Credit Suisse shares rebounded on Friday, gaining nearly 4% after losing nearly 15% on Thursday when shareholders took fright at results described by one shareholder as “catastrophic.”
The bank also saw a sharp acceleration in withdrawals in the fourth quarter, with outflows of more than 110 billion Swiss francs, although it said the picture has been improving.
Many questions still remained open and leading to investor uncertainty, said Bank Vontobel analyst Andreas Venditti.
“How quickly will CS recover from the massive damage it suffered last year? The market is still wondering what the risk/return profile of “New Credit Suisse” will look like,” Venditti said.
In another sign of market uncertainty, the cost of insuring exposure to Credit Suisse debt rose on Friday by 24 basis points (bps) from Thursday’s close to 320 bps, data from S&P Global Market Intelligence showed.
Ratings agencies said Credit Suisse had ‘some momentum’ in its restructuring, including disposing of non core assets and slashing costs, but faced significant risks ahead.
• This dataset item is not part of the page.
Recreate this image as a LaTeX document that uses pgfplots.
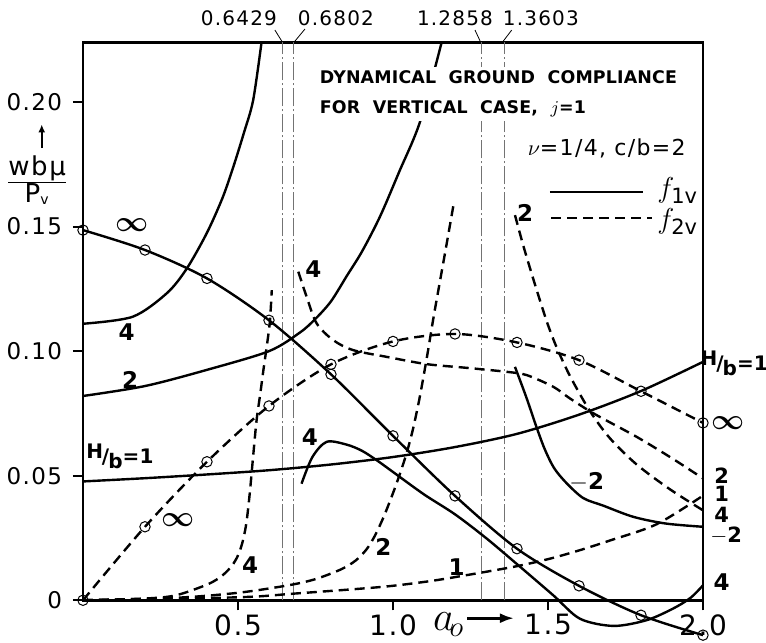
\documentclass[border=0pt]{standalone}
\usepackage{fontspec}
\setmainfont{DejaVu Sans}[LetterSpace=6]
\newfontfamily\ttlfont{DejaVu Sans}[LetterSpace=1]
\usepackage{pgfplots}
\pgfplotsset{compat=1.18}
\usetikzlibrary{arrows.meta}

\newcommand{\Hb}{\raisebox{0.45ex}{H}\kern-0.05em/\kern-0.05em\raisebox{-0.45ex}{b}}
\newcommand{\inft}{{\fontsize{14.4}{14.4}\selectfont\boldmath$\infty$}}
\tikzset{
 sol/.style={black, smooth, line width=1.2pt},
 dsh/.style={black, smooth, line width=1.2pt, dash pattern=on 5pt off 3pt},
 circ/.style={mark=o, mark size=2.6pt, mark options={solid, line width=0.5pt}},
 vl/.style={black!55, line width=0.5pt, dash pattern=on 9pt off 1.5pt on 1pt off 1.5pt},
 lab/.style={font=\fontsize{11.5}{11.5}\selectfont\bfseries},
 hlab/.style={font=\ttlfont\fontsize{10}{10}\selectfont\bfseries, inner sep=1pt},
}

\begin{document}
\begin{tikzpicture}
\begin{axis}[
 scale only axis, width=310pt, height=279pt,
 xmin=0, xmax=2, ymin=0, ymax=0.224,
 clip=false,
 axis line style={line width=1.3pt},
 xtick={0.5,1,1.5,2}, xticklabels={0.5,1.0,1.5,2.0},
 ytick={0,0.05,0.1,0.15,0.2}, yticklabels={0,0.05,0.10,0.15,0.20},
 xtick pos=left, ytick pos=left,
 tick align=outside, major tick length=5pt,
 tick style={line width=1pt,black},
 /pgf/number format/assume math mode=true,
 xticklabel style={font=\fontsize{14}{14}\selectfont, yshift=1.5pt},
 yticklabel style={font=\fontsize{11.5}{11.5}\selectfont, xshift=-2pt},
]
% ---------- vertical resonance lines ----------
\addplot[vl] coordinates {(0.6429,0) (0.6429,0.224)};
\addplot[vl] coordinates {(0.6802,0) (0.6802,0.224)};
\addplot[vl] coordinates {(1.2858,0) (1.2858,0.224)};
\addplot[vl] coordinates {(1.3603,0) (1.3603,0.224)};

% ---------- f1v (solid) ----------
% H/b = infinity
\addplot[sol, circ] coordinates {(0,0.1486) (0.2,0.1406) (0.4,0.1292) (0.6,0.1124) (0.8,0.0907) (1.0,0.0660) (1.2,0.0419) (1.4,0.0207) (1.6,0.0058) (1.8,-0.0060) (2.0,-0.0140)};
% H/b = 1
\addplot[sol] coordinates {(0,0.0477) (0.2,0.0490) (0.4,0.0505) (0.6,0.0522) (0.8,0.0545) (1.0,0.0575) (1.2,0.0615) (1.4,0.0668) (1.6,0.0745) (1.8,0.0840) (2.0,0.0957)};
% H/b = 2
\addplot[sol] coordinates {(0,0.0820) (0.2,0.0860) (0.4,0.0925) (0.6,0.1000) (0.7,0.1075) (0.75,0.1130) (0.8,0.1200) (0.85,0.1300) (0.9,0.1400) (0.958,0.1540) (1.02,0.1720) (1.087,0.1920) (1.157,0.2240)};
% H/b = 4 (upper)
\addplot[sol] coordinates {(0,0.1110) (0.16,0.1138) (0.27,0.1232) (0.334,0.1330) (0.399,0.1473) (0.45,0.1615) (0.485,0.1740) (0.52,0.1880) (0.549,0.2008) (0.576,0.2240)};
% H/b = 4 (lower)
\addplot[sol] coordinates {(0.705,0.0468) (0.74,0.0575) (0.786,0.0636) (0.85,0.0625) (0.9,0.0600) (0.95,0.0560) (1.0,0.0515) (1.1,0.0425) (1.2,0.0345) (1.3,0.0250) (1.4,0.0145) (1.517,0.0020) (1.603,-0.0074) (1.711,-0.0103) (1.818,-0.0080) (1.904,-0.0033) (1.96,0.0010) (2.0,0.0060)};
% H/b = -2
\addplot[sol] coordinates {(1.3935,0.0937) (1.43,0.0815) (1.4635,0.0693) (1.49,0.0605) (1.52,0.0530) (1.56,0.0470) (1.614,0.0410) (1.678,0.0380) (1.775,0.0335) (1.88,0.0308) (2.0,0.0295)};

% ---------- f2v (dashed) ----------
% H/b = infinity
\addplot[dsh, circ] coordinates {(0,0) (0.2,0.0295) (0.4,0.0556) (0.6,0.0780) (0.8,0.0947) (1.0,0.1039) (1.2,0.1069) (1.4,0.1035) (1.6,0.0964) (1.8,0.0839) (2.0,0.0712)};
% H/b = 4 (left of resonance)
\addplot[dsh] coordinates {(0,0) (0.2,0.0007) (0.3,0.0020) (0.404,0.0065) (0.45,0.0100) (0.48,0.0138) (0.50,0.0180) (0.515,0.0235) (0.527,0.0310) (0.538,0.0430) (0.549,0.0580) (0.560,0.0723) (0.572,0.0830) (0.582,0.0924) (0.594,0.1030) (0.603,0.1120) (0.609,0.1245)};
% H/b = 4 (right of resonance)
\addplot[dsh] coordinates {(0.6946,0.1319) (0.7215,0.1218) (0.754,0.1111) (0.8075,0.1044) (0.872,0.1004) (0.98,0.0977) (1.108,0.0948) (1.238,0.0933) (1.367,0.0917) (1.431,0.0904) (1.517,0.0857) (1.571,0.0810) (1.65,0.0748) (1.786,0.0656) (1.9,0.0570) (2.0,0.0489)};
% H/b = 2 (left)
\addplot[dsh] coordinates {(0,0) (0.3,0.0010) (0.5,0.0030) (0.662,0.0060) (0.75,0.0085) (0.834,0.0125) (0.88,0.0160) (0.915,0.0205) (0.942,0.0260) (0.97,0.0335) (1.0,0.0430) (1.023,0.0510) (1.045,0.0595) (1.065,0.0690) (1.087,0.0820) (1.11,0.0980) (1.13,0.1130) (1.15,0.1270) (1.173,0.1430) (1.195,0.1586)};
% H/b = 2 (right)
\addplot[dsh] coordinates {(1.3935,0.1546) (1.42,0.1425) (1.45,0.1300) (1.475,0.1200) (1.50,0.1105) (1.528,0.1015) (1.571,0.0900) (1.635,0.0760) (1.70,0.0650) (1.786,0.0545) (1.894,0.0445) (2.0,0.0361)};
% H/b = 1
\addplot[dsh] coordinates {(0,0) (0.5,0.0012) (0.684,0.0027) (0.958,0.0053) (1.103,0.0074) (1.205,0.0094) (1.388,0.0134) (1.5,0.0165) (1.6,0.0200) (1.7,0.0240) (1.85,0.0305) (2.0,0.0420)};

% ---------- title block ----------
\node[anchor=north west, fill=white, inner sep=2pt, align=left,
      font=\ttlfont\bfseries\fontsize{8.7}{15}\selectfont] at (axis cs:0.750,0.2142)
  {DYNAMICAL\ \ GROUND\ \ COMPLIANCE\\FOR\ \ VERTICAL\ \ CASE,\ \ {\mdseries$j$}=1};
\node[anchor=west, font=\fontsize{11}{11}\selectfont] at (axis cs:1.412,0.1815) {$\nu$=1/4, c/b=2};
\draw[line width=1.1pt] (axis cs:1.506,0.1639) -- (axis cs:1.806,0.1639);
\node[anchor=west, font=\fontsize{15}{15}\selectfont] at (axis cs:1.83,0.1645) {$f_{\mathrm{1v}}$};
\draw[line width=1.1pt, dash pattern=on 5pt off 3pt] (axis cs:1.51,0.1534) -- (axis cs:1.835,0.1534);
\node[anchor=west, font=\fontsize{15}{15}\selectfont] at (axis cs:1.83,0.1520) {$f_{\mathrm{2v}}$};

% ---------- resonance labels ----------
\node[font=\fontsize{10}{10}\selectfont] at (axis cs:0.503,0.2337) {0.6429};
\node[font=\fontsize{10}{10}\selectfont] at (axis cs:0.816,0.2337) {0.6802};
\node[font=\fontsize{10}{10}\selectfont] at (axis cs:1.200,0.2337) {1.2858};
\node[font=\fontsize{10}{10}\selectfont] at (axis cs:1.477,0.2337) {1.3603};
\draw[line width=0.4pt] (axis cs:0.619,0.2289) -- (axis cs:0.641,0.2245);
\draw[line width=0.4pt] (axis cs:0.716,0.2293) -- (axis cs:0.684,0.2245);
\draw[line width=0.4pt] (axis cs:1.2645,0.2289) -- (axis cs:1.281,0.2245);
\draw[line width=0.4pt] (axis cs:1.383,0.2289) -- (axis cs:1.356,0.2245);

% ---------- curve labels ----------
\node[lab] at (axis cs:0.157,0.1506) {\inft};
\node[lab] at (axis cs:0.141,0.1078) {4};
\node[lab] at (axis cs:0.152,0.0884) {2};
\node[hlab] at (axis cs:0.119,0.0578) {\Hb=1};
\node[lab] at (axis cs:0.307,0.0321) {\inft};
\node[lab] at (axis cs:0.539,0.0140) {4};
\node[lab] at (axis cs:0.732,0.0656) {4};
\node[lab] at (axis cs:0.969,0.0214) {2};
\node[lab] at (axis cs:1.205,0.0134) {1};
\node[lab] at (axis cs:1.625,0.0475) {$-$2};
\node[lab] at (axis cs:0.743,0.1330) {4};
\node[lab] at (axis cs:1.426,0.1553) {2};
\node[hlab] at (axis cs:2.101,0.0952) {\Hb=1};
\node[lab] at (axis cs:2.082,0.0712) {\inft};
\node[lab, font=\fontsize{10.5}{10.5}\selectfont\bfseries] at (axis cs:2.060,0.0502) {2};
\node[lab, font=\fontsize{10.5}{10.5}\selectfont\bfseries] at (axis cs:2.060,0.0426) {1};
\node[lab, font=\fontsize{10.5}{10.5}\selectfont\bfseries] at (axis cs:2.060,0.0343) {4};
\node[lab, font=\fontsize{10.5}{10.5}\selectfont\bfseries] at (axis cs:2.075,0.0258) {$-$2};
\node[lab] at (axis cs:2.060,0.0074) {4};

% ---------- axis labels ----------
\draw[line width=1pt, -{Latex[length=4pt,width=3.5pt]}] (axis cs:-0.133,0.1815) -- (axis cs:-0.133,0.1910);
\node[font=\fontsize{13}{13}\selectfont] at (axis cs:-0.148,0.1687)
  {$\frac{\mbox{wb\textmu}}{\mbox{P}_{\mbox{\scriptsize v}}}$};
\node[anchor=base west, font=\fontsize{22}{22}\selectfont, inner sep=0pt] at (axis cs:1.128,-0.0122) {$a_{\!o}$};
\draw[line width=1.3pt, -{Latex[length=7pt,width=5pt]}] (axis cs:1.240,-0.0072) -- (axis cs:1.390,-0.0072);

\coordinate (bbl) at (axis cs:-0.2677,-0.01687);
\coordinate (btr) at (axis cs:2.2032,0.24096);
\end{axis}
\pgfresetboundingbox
\useasboundingbox (bbl) rectangle (btr);
\end{tikzpicture}
\end{document}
“Credit Suisse’s ratings would also come under pressure if the wealth management franchise suffers lasting damage,” said Fitch, which has a negative outlook on the bank.
Fitch said the bank’s assets under management needed to recover, while it could not afford its restructuring plan to stall or financial performance weaken further.
Moody’s, which rates Credit Suisse at two notches above junk status, expects the lender to post further large losses in 2023, due to reduced revenue streams and restructuring costs.
The agency expects moderate losses in 2024 before the bank returns to modest profitability in 2025.
Credit Suisse’s turnaround plan, which aims to shift its focus away from investment banking and towards less turbulent wealth management, carries “substantial execution risk due to its breadth and complexity,” Moody’s said on Friday.
“Although the plan could be positive in the long run and lead to a substantially de-risked, more efficient and simplified bank,” it added.